The McLoyds, who live in south suburban Matteson, said they decided to be interviewed about their relationship because they wanted to tackle the stigma surrounding HIV. McLoyd is consumer development and advocacy coordinator in prevention and education at the CORE Center. Both have two children from previous relationships.
"We wring our hands about stigma," McLoyd said, speaking about advocates and people with HIV, "but we don't do anything about it. By putting a face to it, you reduce the impact."
Relaxing at home with their Great Dane, D'ogie, the McLoyds are comfortable in their relationship. But Jacobs-McLoyd had not told close family members about her husband's HIV diagnosis before agreeing to participate in this story. The thought of such a conversation caused her to take nervous, deep breaths.

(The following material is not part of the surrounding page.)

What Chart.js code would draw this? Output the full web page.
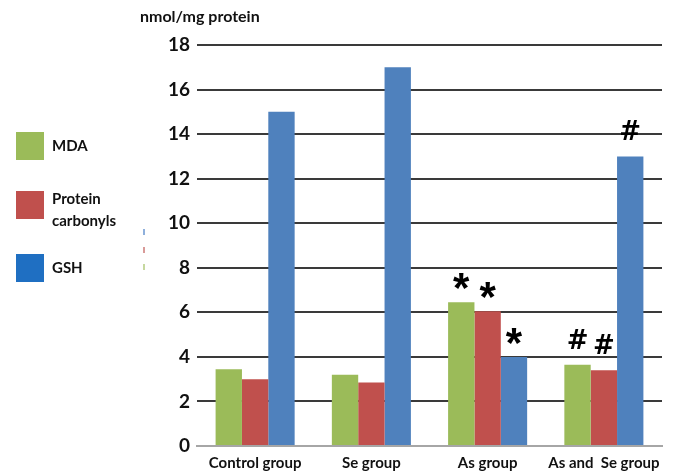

"In the back of my mind, there was this fear they would treat him differently when they found out he was positive because of all the stigma," she said. "I didn't want to make a choice between family and my husband."
Jacobs-McLoyd said she sees she hadn't given her relatives enough credit. "I got really good feedback from those I've told," she said.
The McLoyds say more resources should be available to support couples in their situation, and they want to form a support group.
Jacobs-McLoyd said that although she fights the urge to be overprotective about her husband's health, the couple's relationship is more typical than not.